What if I’m injured while working out of state?

Colorado workers’ comp for out-of-state injuries and accidents explained

Most of the time, it’s pretty obvious which state’s workers’ compensation laws apply in a particular situation. When a worker who lives in Denver, Colorado Springs, Pueblo, Grand Junction or another community in the state gets injured on the job in Colorado, the jurisdiction is usually pretty clear. Colorado workers’ compensation laws will apply because they’re a resident of Colorado working in Colorado.

For example, let’s say a Colorado Springs resident gets hurt one day at his job at an Amazon warehouse. They’re a resident of the state, and their employer is a business registered in Colorado, where the injury occurred. In this case, jurisdiction is pretty obvious that Colorado workers’ compensation laws apply.

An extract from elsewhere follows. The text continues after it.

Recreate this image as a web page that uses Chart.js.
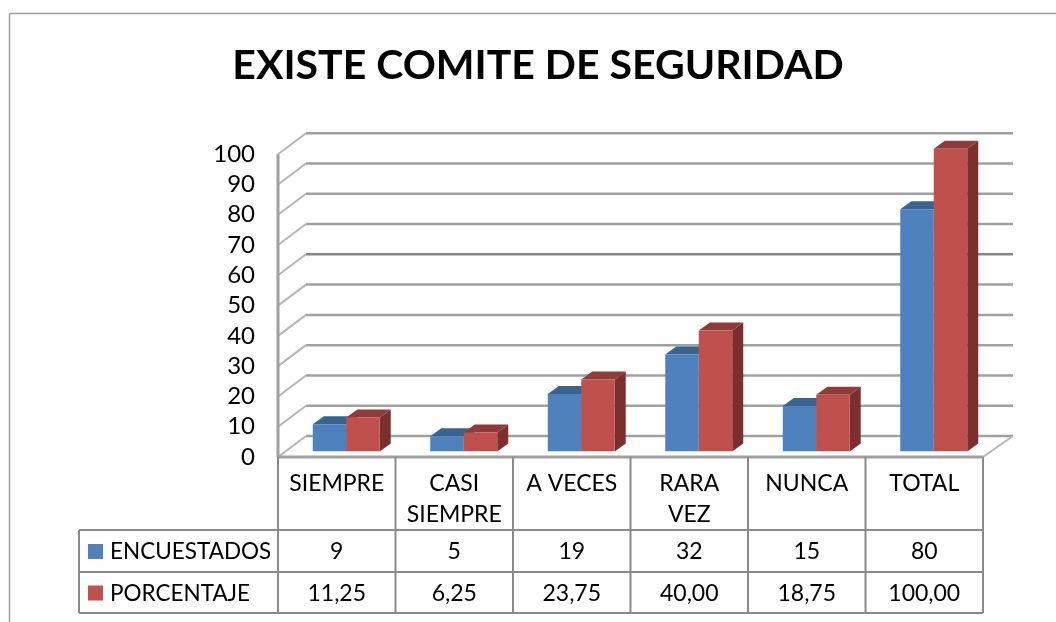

However, some businesses do work in different states, and some Colorado residents commute to neighboring states for work or vice versa. In these cases, workers’ compensation jurisdiction (i.e., which state’s laws apply) isn’t as clear.

For example, consider that many companies, especially construction firms and trucking companies, do business in other states. Perhaps a worker commutes the 47 miles between Fort Collins and Cheyenne, Wyoming, for their job. Or maybe someone living in Durango, Colorado, commutes the 51 miles from their home to a job over the state line in Farmington, New Mexico.

How do workers know which state’s laws they’re covered by in these situations?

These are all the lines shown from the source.